It's the transitions that hurt the most (change is painful)




We are at that time of the year in Ibiza where it is inevitable; the winter season is here. It is now so definitely here. The best ice cream place (Italian, of course) has shut down, the best chiringuito(Sunset Ashram, Cala Conta) is closed. People start to leave. Walking in town during the day, I am surprised at hearing almost only Catalan, the local language. There is actually a thriving local population (of about 100,000 people) who speak their own version of Catalan called Ibicenco, who have normal jobs, who are happy that the winter is here, because now they are back to normal life, without the masses of tourists around to make life rather miserable. 

All summer I was longing for the winter; for this. For the quietness, for the phone not to be hysterically beeping all the time, for having the house to myself, for not needing to answer the exact same questions day in and day out (I work with tourists), for not having a clogged email inbox daily, for not being overwhelmed with all the things I needed to do each and every day (no Sunday rest, no way). 

And now that time has come. 

First comes the summer-is-over-honeymoon, which is always in October. The light is golden, the beaches are warm and empty, the sea is warm, glitteringly turqoise, inviting. There are visitors, friends and family come to hang out, I get to show them the best of this island. There are lunches, dinners, wine, wine and wine, kids running around, just endless fun. 

And once they start to take off; once I drop them off at the airport and wave the final goodbye, that's the the real sense of change sets in. 

It took me a whole week to understand that winter season has come to stay, and that it is ok, that it is NOT the end of the world. 

Normally I am a very active person and I like being in full force each and every day. But even someone like me needs to rest sometimes, needs to focus inwards, needs to do things differently and in a different pace. I have always lived a seasonal life, just that before it was designed by myself, and now it is more ruled by the season's of the island Ibiza. 

I used to work endlessly for a stretch of 6 to 8 months, intensely and without any breaks, and then go away, travelling somewhere, preferably and most often to Asia. I loved the changes, and I had designed my life to BE CHANGE, because ROUTINE DRIVES ME MAD AND KILLS ME SLOWLY but still, there were always the transitional periods of extreme anxiety for the change that was coming, each and every time. 

Excitement prevailed the change, and once the change was upon me and inevitably staring me in the eye, I was full of fear. Many times have I walked down Khao San Road in Bangkok, the backpacker ghetto, wondering what I was doing there, feeling so big and white and sweaty and out of touch with everything around me. Waking up at all the strangest hours of the night, laying there watching the ceiling fan, wondering why I was putting myself through all of this.
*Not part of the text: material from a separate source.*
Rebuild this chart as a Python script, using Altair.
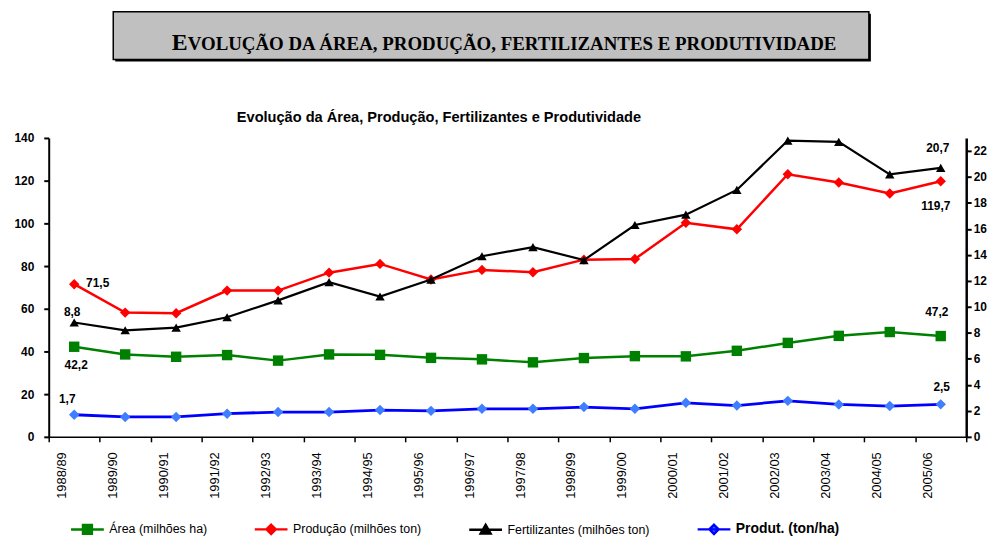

And yet, every time I was at the end of the trip, particularly when at the airport on the way back, having a farewell-drink to myself, I would cheers all the people, adventures and places I had met, and was always incredibly grateful for having had the courage to take off, alone, into the unknown. It became a drug, the change, and in the end, instead of continuing forever to live nomadically, I settled down in a place that would allow me the same lifestyle. 
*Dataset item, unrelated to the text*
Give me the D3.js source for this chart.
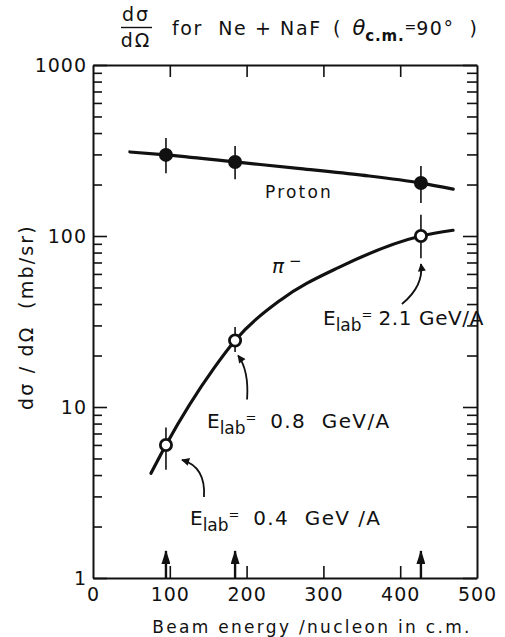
<!DOCTYPE html>
<html>
<head>
<meta charset="utf-8">
<script src="https://cdn.jsdelivr.net/npm/d3@7"></script>
<style>
  html, body { margin: 0; padding: 0; background: #fff; }
  svg { display: block; }
  text { font-family: "DejaVu Sans", sans-serif; fill: #111; white-space: pre; }
  .axis path, .axis line { stroke: #111; }
  .axis text { font-size: 19px; fill: #111; }
</style>
</head>
<body>
<script>
// Beam energy per nucleon in the c.m. frame (MeV)
const energies = [95, 185, 427];
const labEnergies = ["0.4", "0.8", "2.1"];

// Measured cross sections dσ/dΩ (mb/sr) at θc.m. = 90°
const protonValues = [298, 271, 204];
const protonLow    = [233, 215, 156];
const protonHigh   = [374, 336, 257];

const pionValues = [6.0, 24.5, 100];
const pionLow    = [4.3, 21, 74];
const pionHigh   = [7.6, 29.4, 133];

// Hand-drawn trend curves through the data
const protonCurveX = [48, 95, 185, 270, 350, 427, 469];
const protonCurveY = [310, 298, 271, 248, 227, 204, 188];
const pionCurveX = [75.5, 95, 158, 185, 243.5, 321.6, 427, 468.8];
const pionCurveY = [4.1, 6.0, 17, 24.5, 42, 66, 100, 108];

// Axis ticks
const xTicks = [0, 100, 200, 300, 400, 500];
const yDecades = [1, 10, 100, 1000];
const yMinor = [];
for (const d of [1, 10, 100]) for (let k = 2; k <= 9; k++) yMinor.push(d * k);

const W = 505, H = 637;
const x = d3.scaleLinear().domain([0, 500]).range([93, 477]);
const y = d3.scaleLog().domain([1, 1000]).range([578, 65]);

const svg = d3.select("body").append("svg").attr("width", W).attr("height", H);

// arrowheads
const defs = svg.append("defs");
defs.append("marker")
  .attr("id", "head").attr("viewBox", "0 0 10 10")
  .attr("refX", 9).attr("refY", 5)
  .attr("markerWidth", 9).attr("markerHeight", 8)
  .attr("markerUnits", "userSpaceOnUse")
  .attr("orient", "auto")
  .append("path").attr("d", "M0,0 L10,5 L0,10 Z").attr("fill", "#111");
defs.append("marker")
  .attr("id", "bighead").attr("viewBox", "0 0 14 9")
  .attr("refX", 13).attr("refY", 4.5)
  .attr("markerWidth", 14).attr("markerHeight", 9)
  .attr("markerUnits", "userSpaceOnUse")
  .attr("orient", "auto")
  .append("path").attr("d", "M0,0 L14,4.5 L0,9 Z").attr("fill", "#111");

// --- axes ---
const xIn = xTicks.filter(v => v > 0 && v < 500);

svg.append("g").attr("class", "axis")
  .attr("transform", `translate(0,${y(1)})`)
  .call(d3.axisBottom(x).tickValues(xTicks).tickSizeInner(-12).tickSizeOuter(0).tickPadding(10).tickFormat(d3.format("d")))
  .call(g => g.selectAll(".tick line").filter(d => d === 0 || d === 500).remove())
  .call(g => g.select(".domain").attr("stroke-width", 2))
  .call(g => g.selectAll(".tick line").attr("stroke-width", 1.6))
  .call(g => g.selectAll("text").attr("letter-spacing", "1px"));

svg.append("g").attr("class", "axis")
  .attr("transform", `translate(0,${y(1000)})`)
  .call(d3.axisTop(x).tickValues(xIn).tickSizeInner(-12).tickSizeOuter(0).tickFormat(""))
  .call(g => g.select(".domain").attr("stroke-width", 2))
  .call(g => g.selectAll(".tick line").attr("stroke-width", 1.6));

// left axis: decades with labels, minor ticks without
svg.append("g").attr("class", "axis")
  .attr("transform", `translate(${x(0)},0)`)
  .call(d3.axisLeft(y).tickValues(yDecades).tickSizeInner(-14).tickSizeOuter(0).tickPadding(6).tickFormat(d3.format("d")))
  .call(g => g.select(".domain").attr("stroke-width", 2))
  .call(g => g.selectAll(".tick line").attr("stroke-width", 1.6))
  .call(g => g.selectAll("text").attr("letter-spacing", "1px"));
svg.append("g").attr("class", "axis")
  .attr("transform", `translate(${x(0)},0)`)
  .call(d3.axisLeft(y).tickValues(yMinor).tickSizeInner(-9).tickSizeOuter(0).tickFormat(""))
  .call(g => g.select(".domain").remove())
  .call(g => g.selectAll(".tick line").attr("stroke-width", 1.6));

// right axis
svg.append("g").attr("class", "axis")
  .attr("transform", `translate(${x(500)},0)`)
  .call(d3.axisRight(y).tickValues(yDecades).tickSizeInner(-14).tickSizeOuter(0).tickFormat(""))
  .call(g => g.select(".domain").attr("stroke-width", 2))
  .call(g => g.selectAll(".tick line").attr("stroke-width", 1.6));
svg.append("g").attr("class", "axis")
  .attr("transform", `translate(${x(500)},0)`)
  .call(d3.axisRight(y).tickValues(yMinor).tickSizeInner(-10).tickSizeOuter(0).tickFormat(""))
  .call(g => g.select(".domain").remove())
  .call(g => g.selectAll(".tick line").attr("stroke-width", 1.6));

// --- curves ---
const line = d3.line().x(d => x(d[0])).y(d => y(d[1])).curve(d3.curveMonotoneX);
svg.append("path")
  .attr("d", line(d3.zip(protonCurveX, protonCurveY)))
  .attr("fill", "none").attr("stroke", "#111").attr("stroke-width", 3.2).attr("stroke-linecap", "round");
svg.append("path")
  .attr("d", line(d3.zip(pionCurveX, pionCurveY)))
  .attr("fill", "none").attr("stroke", "#111").attr("stroke-width", 3.2).attr("stroke-linecap", "round");

// --- error bars ---
function errorBars(lo, hi) {
  svg.append("g").selectAll("line").data(energies).join("line")
    .attr("x1", d => x(d)).attr("x2", d => x(d))
    .attr("y1", (d, i) => y(lo[i])).attr("y2", (d, i) => y(hi[i]))
    .attr("stroke", "#111").attr("stroke-width", 1.6);
}
errorBars(protonLow, protonHigh);
errorBars(pionLow, pionHigh);

// --- markers ---
svg.append("g").selectAll("circle").data(energies).join("circle")
  .attr("cx", d => x(d)).attr("cy", (d, i) => y(protonValues[i]))
  .attr("r", 7).attr("fill", "#111");
svg.append("g").selectAll("circle").data(energies).join("circle")
  .attr("cx", d => x(d)).attr("cy", (d, i) => y(pionValues[i]))
  .attr("r", 5.6).attr("fill", "#fff").attr("stroke", "#111").attr("stroke-width", 2.8);

// --- beam energy arrows on the x axis ---
svg.append("g").selectAll("line").data(energies).join("line")
  .attr("x1", d => x(d)).attr("x2", d => x(d))
  .attr("y1", y(1)).attr("y2", y(1) - 27)
  .attr("stroke", "#111").attr("stroke-width", 2.4)
  .attr("marker-end", "url(#bighead)");

// --- curve labels ---
svg.append("text").attr("x", 265).attr("y", 198)
  .attr("font-size", 17).attr("letter-spacing", "2.2px").text("Proton");
const pi = svg.append("text").attr("x", 272).attr("y", 273).attr("font-size", 20);
pi.append("tspan").attr("font-style", "italic").text("π");
pi.append("tspan").attr("dx", 5).attr("dy", -7).attr("font-size", 15).text("−");

// --- E_lab annotations with curved arrows ---
const notes = [
  { i: 0, lx: 190, ly: 525, lead: " ", gap: "  ", unit: "GeV /A", ls: 1.4, tail: [38, 52], ctrl: [40, 22], head: [16, 15] },
  { i: 1, lx: 207, ly: 428, lead: " ", gap: "  ", unit: "GeV/A", ls: 1.4, tail: [12, 59], ctrl: [14, 30], head: [3, 15] },
  { i: 2, lx: 323, ly: 325, lead: "", gap: " ", unit: "GeV/A", ls: 0.6, tail: [-19, 68], ctrl: [3, 50], head: [0, 28] }
];
for (const n of notes) {
  const px = x(energies[n.i]), py = y(pionValues[n.i]);
  const p = d3.path();
  p.moveTo(px + n.tail[0], py + n.tail[1]);
  p.quadraticCurveTo(px + n.ctrl[0], py + n.ctrl[1], px + n.head[0], py + n.head[1]);
  svg.append("path").attr("d", p.toString())
    .attr("fill", "none").attr("stroke", "#111").attr("stroke-width", 1.8)
    .attr("marker-end", "url(#head)");
  const t = svg.append("text").attr("x", n.lx).attr("y", n.ly).attr("font-size", 20);
  t.append("tspan").text("E");
  t.append("tspan").attr("dy", 6).attr("font-size", 17).text("lab");
  t.append("tspan").attr("dy", -12).attr("font-size", 13).text("=");
  t.append("tspan").attr("dy", 6).attr("dx", 6).attr("letter-spacing", n.ls + "px")
    .text(n.lead + labEnergies[n.i] + n.gap + n.unit);
}

// --- axis titles ---
svg.append("text").attr("x", 312).attr("y", 633).attr("text-anchor", "middle")
  .attr("font-size", 17).attr("letter-spacing", "2.3px")
  .text("Beam energy /nucleon in c.m.");

svg.append("text")
  .attr("transform", "translate(33,317) rotate(-90)")
  .attr("text-anchor", "middle").attr("font-size", 19).attr("letter-spacing", "2.2px")
  .text("dσ / dΩ  (mb/sr)");

// --- title ---
const tg = svg.append("g");
tg.append("text").attr("x", 136).attr("y", 21).attr("text-anchor", "middle").attr("font-size", 19).attr("letter-spacing", "2px").text("dσ");
tg.append("line").attr("x1", 121).attr("x2", 152).attr("y1", 27.5).attr("y2", 27.5).attr("stroke", "#111").attr("stroke-width", 1.4);
tg.append("text").attr("x", 136).attr("y", 47).attr("text-anchor", "middle").attr("font-size", 19).attr("letter-spacing", "2px").text("dΩ");
tg.append("text").attr("x", 172).attr("y", 35).attr("font-size", 19).attr("letter-spacing", "1.6px")
  .text("for  Ne + NaF");
const th = tg.append("text").attr("x", 333).attr("y", 35).attr("font-size", 19);
th.append("tspan").text("(  ");
th.append("tspan").attr("font-style", "italic").attr("font-size", 21).text("θ");
th.append("tspan").attr("dy", 6).attr("font-size", 15).attr("font-weight", "bold").attr("letter-spacing", "0.8px").text("c.m.");
th.append("tspan").attr("dy", -9).attr("font-size", 14).text("=");
th.append("tspan").attr("dy", 3).attr("letter-spacing", "1.5px").text("90°  )");
</script>
</body>
</html>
But the change is rough, those changeover periods in the spring and int he fall. they make me uneasy. Once everything is rolling and everything is in place, it all happens naturally. But it's those weeks when the change has to click into a new set of wheels, a new motion, a new rhythm and pace, that I feel uneasy. 

Today it all just clicked back in. Winter mode. It means I have equally long lists of things to do; they are just different things, more creative things. More time to try new recipes, more time to tak looong walks with my dog. Time do do my daily yoga during the DAY, rather than at 10 pm after the kids have fallen asleep. Time to watch movies, time to watch documentaries, time to read books. Time to write emails to friends who live all over the world. Time to say yes to scattered freelance work that during the summer I barely have time to say "no" to. Time to take pictures of the purple sunset. Time to write lists and think. Time to do the dishes before they become a mountain in the kitchen, time to fold the laundry before it makes a second mountain in my living room. 
Just TIME.

That TIME used to be TIME to just look at the sea, hang in a hammock, take TIME to do everything slowly during a day somewhere in Asia. A routine; a different one, a slower one. One with more space. 

Welcome winter 2016. Let's be creative friends!